Sunday, November 25, 2007

One Hit Wonders

One Hit Wonders

A One-hit wonder is a Top 40 phenomenon, the combination of artist and song that scores big in the music industry with one hit, but is unable to repeat the achievement with another Top 40 hit. The term can refer to the artist, the song, or both together.

It is important to note that the following list contains artists who reached the Top 40 of the UK Singles Chart with just one song. Additionally, an artist with two or more albums with a rank of one to forty inclusive in the UK Albums Chart may be taken off of this listing.

Wayne Jancik's book The Billboard Book of One-Hit Wonders (Billboard Books, 1998) defines a one-hit wonder rather conservatively, as "an act that has won a position on Billboard's national, pop, Top 40 just once." He therefore includes such performers as Janis Joplin and Jimi Hendrix solely on the basis of their Top 40 performance.

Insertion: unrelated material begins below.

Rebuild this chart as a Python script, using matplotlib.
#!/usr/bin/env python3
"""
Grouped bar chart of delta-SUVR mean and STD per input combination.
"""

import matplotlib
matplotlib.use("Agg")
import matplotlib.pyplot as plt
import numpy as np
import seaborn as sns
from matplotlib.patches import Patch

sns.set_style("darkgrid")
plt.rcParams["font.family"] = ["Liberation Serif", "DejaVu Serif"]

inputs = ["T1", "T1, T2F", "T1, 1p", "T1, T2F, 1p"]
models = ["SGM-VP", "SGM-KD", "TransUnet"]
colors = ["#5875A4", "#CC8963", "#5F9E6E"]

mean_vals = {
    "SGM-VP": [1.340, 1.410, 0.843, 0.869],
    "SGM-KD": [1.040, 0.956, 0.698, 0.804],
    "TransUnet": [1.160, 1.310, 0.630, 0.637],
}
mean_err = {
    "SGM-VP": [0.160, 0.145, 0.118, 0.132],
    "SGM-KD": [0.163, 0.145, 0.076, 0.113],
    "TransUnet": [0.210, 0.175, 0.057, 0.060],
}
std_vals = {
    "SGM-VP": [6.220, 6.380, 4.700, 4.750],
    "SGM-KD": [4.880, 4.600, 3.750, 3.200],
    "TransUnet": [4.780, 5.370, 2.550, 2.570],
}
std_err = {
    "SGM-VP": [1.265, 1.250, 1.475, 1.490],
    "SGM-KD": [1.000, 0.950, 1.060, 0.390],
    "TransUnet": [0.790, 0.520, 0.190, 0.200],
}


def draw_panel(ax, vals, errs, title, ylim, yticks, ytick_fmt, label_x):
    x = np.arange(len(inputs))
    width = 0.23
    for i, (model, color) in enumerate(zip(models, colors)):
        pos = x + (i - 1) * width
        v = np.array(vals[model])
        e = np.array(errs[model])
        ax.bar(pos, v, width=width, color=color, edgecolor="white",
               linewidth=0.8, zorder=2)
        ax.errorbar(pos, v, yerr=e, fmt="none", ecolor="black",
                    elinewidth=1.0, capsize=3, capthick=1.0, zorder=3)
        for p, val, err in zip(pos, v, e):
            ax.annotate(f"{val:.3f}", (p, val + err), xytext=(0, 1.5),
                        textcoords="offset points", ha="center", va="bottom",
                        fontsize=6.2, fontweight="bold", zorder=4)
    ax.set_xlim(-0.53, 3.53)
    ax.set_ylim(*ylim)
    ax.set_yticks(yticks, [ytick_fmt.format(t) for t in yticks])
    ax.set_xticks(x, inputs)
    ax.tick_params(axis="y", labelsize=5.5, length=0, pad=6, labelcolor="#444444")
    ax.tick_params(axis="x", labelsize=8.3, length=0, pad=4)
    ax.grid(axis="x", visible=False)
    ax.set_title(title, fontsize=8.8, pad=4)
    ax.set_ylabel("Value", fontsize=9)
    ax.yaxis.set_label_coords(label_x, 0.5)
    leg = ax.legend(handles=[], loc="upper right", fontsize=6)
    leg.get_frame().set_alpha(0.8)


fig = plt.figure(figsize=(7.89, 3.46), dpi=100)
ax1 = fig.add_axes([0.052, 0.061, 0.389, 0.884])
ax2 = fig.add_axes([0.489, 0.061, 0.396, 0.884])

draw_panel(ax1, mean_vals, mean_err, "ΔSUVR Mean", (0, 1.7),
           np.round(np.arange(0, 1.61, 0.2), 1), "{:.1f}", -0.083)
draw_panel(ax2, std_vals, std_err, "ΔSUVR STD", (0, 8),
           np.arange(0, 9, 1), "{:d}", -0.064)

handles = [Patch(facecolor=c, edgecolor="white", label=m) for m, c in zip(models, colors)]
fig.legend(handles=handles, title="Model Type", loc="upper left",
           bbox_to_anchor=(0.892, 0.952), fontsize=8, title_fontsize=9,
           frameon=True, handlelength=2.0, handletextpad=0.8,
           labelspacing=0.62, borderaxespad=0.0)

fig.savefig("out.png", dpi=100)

In his definition of an "act", Jancik distinguishes between a solo performer and any group he or she may have performed in; thus Roger Daltrey is distinguished from The Who. He restricts his reporting time to the period from the start of the "rock-and-roll era" (defined by the author as 1 January 1955) to 31 December 1992.

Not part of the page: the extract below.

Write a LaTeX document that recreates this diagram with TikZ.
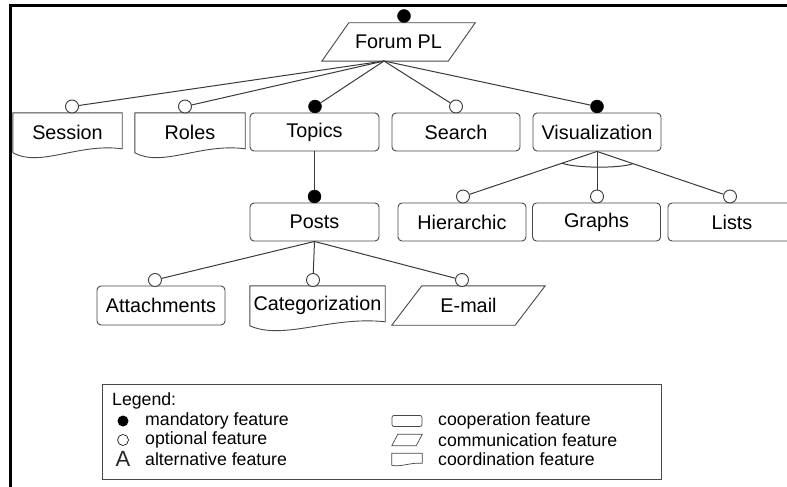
\documentclass[tikz,border=0pt]{standalone}
\usepackage{fontspec}
\setmainfont{Liberation Sans}
\usetikzlibrary{calc}
\definecolor{linecol}{HTML}{3A3A3A}
\definecolor{boxcol}{HTML}{484848}
\newcommand\coordoutline[1]{%
  \draw[boxcol, line width=0.9pt] (#1.north west) -- (#1.north east)
    -- ($(#1.north east)+(0,36)$)
    .. controls ($(#1.north west)!0.6!(#1.north east)+(0,30)$) and ($(#1.north west)!0.25!(#1.north east)+(0,55)$) ..
    ($(#1.north west)+(0,40)$) -- cycle;}
\newcommand\commoutline[2]{%
  \draw[boxcol, line width=0.9pt] (#1.south west) -- ($(#1.north west)+(#2,0)$)
    -- (#1.north east) -- ($(#1.south east)+(-#2,0)$) -- cycle;}
\begin{document}
\begin{tikzpicture}[x=1pt,y=-1pt,
  nodefont/.style={font=\fontsize{19.8}{23}\selectfont},
  coop/.style={draw=boxcol, line width=0.9pt, rounded corners=4pt, minimum width=128pt, minimum height=38pt, inner sep=0pt, nodefont},
  plainbox/.style={minimum height=38pt, inner sep=0pt, nodefont},
  opt/.style={circle, draw=linecol, fill=white, line width=0.9pt, minimum size=13pt, inner sep=0pt},
  mand/.style={circle, fill=black, draw=black, minimum size=13pt, inner sep=0pt},
  conn/.style={draw=linecol, line width=1pt},
  legfont/.style={font=\fontsize{17.7}{20}\selectfont, anchor=west, inner sep=0pt},
]
\useasboundingbox (0,0) rectangle (787,487);
\fill[white] (0,0) rectangle (787,487);
\clip (0,0) rectangle (787,487);

% frame
\draw[line width=3pt] (10.5,487) -- (10.5,6) -- (787,6);

% root
\node[plainbox, minimum width=153pt] (forum) at (398.5,42) {Forum PL};
\commoutline{forum}{27}
\node[mand] (d0) at (404,16) {};
\coordinate (froot) at (384,61);

% level 1
\node[plainbox, minimum width=109pt] (session) at (67.5,132) {Session};
\coordoutline{session}
\node[plainbox, minimum width=110pt] (roles) at (190,132) {Roles};
\coordoutline{roles}
\node[coop, minimum width=129pt] (topics) at (314.5,132) {Topics};
\node[coop] (search) at (456,132) {Search};
\node[coop] (vis) at (597,132) {Visualization};

\node[opt] (cS) at (72,106.5) {};
\node[opt] (cR) at (185,106.5) {};
\node[mand] (cT) at (315,106.5) {};
\node[opt] (cSe) at (456,106.5) {};
\node[mand] (cV) at (597,106.5) {};

\foreach \c in {cS,cR,cT,cSe,cV} \draw[conn] (froot) -- (\c);

% posts
\node[coop, minimum width=129pt] (posts) at (314.5,222) {Posts};
\node[mand] (cP) at (314.5,196.5) {};
\draw[conn] (topics.south) -- (cP);

% posts children
\node[coop, minimum height=39pt] (attach) at (161,305.5) {Attachments};
\node[plainbox, minimum width=135pt] (categ) at (317.5,305) {Categorization};
\coordoutline{categ}
\node[plainbox, minimum width=153pt, minimum height=39pt] (email) at (468.5,305.5) {E-mail};
\commoutline{email}{30}

\node[opt] (cA) at (155,280) {};
\node[opt] (cC) at (313,280) {};
\node[opt] (cE) at (462,280) {};
\foreach \c in {cA,cC,cE} \draw[conn] (posts.south) -- (\c);

% visualization children
\node[coop] (hier) at (462,222) {Hierarchic};
\node[coop] (graphs) at (596.5,222) {Graphs};
\node[coop] (lists) at (732,222) {Lists};

\node[opt] (cH) at (463,196.5) {};
\node[opt] (cG) at (597,196.5) {};
\node[opt] (cL) at (730,196.5) {};
\foreach \c in {cH,cG,cL} \draw[conn] (vis.south) -- (\c);

% alternative arc
\coordinate (arcL) at ($(vis.south)!0.26!(cH)$);
\coordinate (arcR) at ($(vis.south)!0.27!(cL)$);
\draw[conn] (arcL) .. controls ($(arcL)+(12,5)$) and ($(arcR)+(-12,5)$) .. (arcR);

% legend
\node[draw=boxcol, line width=0.8pt, minimum width=559pt, minimum height=95pt, inner sep=0pt, anchor=north west] (legend) at (102,384) {};
\node[legfont] (lg) at (112,401) {Legend:};
\node[circle, fill=black, minimum size=11pt, inner sep=0pt] (lm) at (123,421) {};
\node[legfont] (lmt) at (145,421) {mandatory feature};
\node[circle, draw=black, line width=0.6pt, minimum size=11pt, inner sep=0pt] (lo) at (123,440) {};
\node[legfont] (lot) at (145,440) {optional feature};
\node[inner sep=0pt, text=black!85, font=\fontsize{22}{24}\selectfont] (la) at (123,459) {A};
\node[legfont] (lat) at (145,459) {alternative feature};

\node[draw=boxcol, line width=0.7pt, rounded corners=2pt, minimum width=30pt, minimum height=11pt, inner sep=0pt] (icoop) at (407,421) {};
\node[legfont] (icoopt) at (438,421) {cooperation feature};
\node[minimum width=30pt, minimum height=11pt, inner sep=0pt] (icomm) at (407,440) {};
\draw[boxcol, line width=0.7pt] (icomm.south west) -- ($(icomm.north west)+(6,0)$) -- (icomm.north east) -- ($(icomm.south east)+(-6,0)$) -- cycle;
\node[legfont] (icommt) at (438,440) {communication feature};
\node[minimum width=30pt, minimum height=11pt, inner sep=0pt] (icoord) at (407,459) {};
\draw[boxcol, line width=0.7pt] (icoord.north west) -- (icoord.north east) -- ($(icoord.north east)+(0,10)$)
   .. controls ($(icoord.north west)!0.6!(icoord.north east)+(0,9)$) and ($(icoord.north west)!0.3!(icoord.north east)+(0,14)$) .. ($(icoord.north west)+(0,12)$) -- cycle;
\node[legfont] (icoordt) at (438,459) {coordination feature};
\end{tikzpicture}
\end{document}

The latter date was picked to allow a five-year "lag time" before publication for a listed one-hit wonder to produce a second hit; this unfortunately does not allow for a longer hiatus between hits for a particular performer. For example, Lenny Kravitz is listed for "It Ain't Over 'Til It's Over" (No. 2, August 1991);
[1] the book therefore misses subsequent hits, such as "Fly Away", which reached #12 on the Billboard chart in 1999.

In the United Kingdom, the term one-hit wonder is used to describe a singer or band who had only one hit reach the Top 75 on the UK Singles Chart. The term was first used by the "Guinness Book of Hit Singles" from the 1970s, and originally referred strictly to those artists whose first chart action was: "a number one hit, and then nothing else, ever."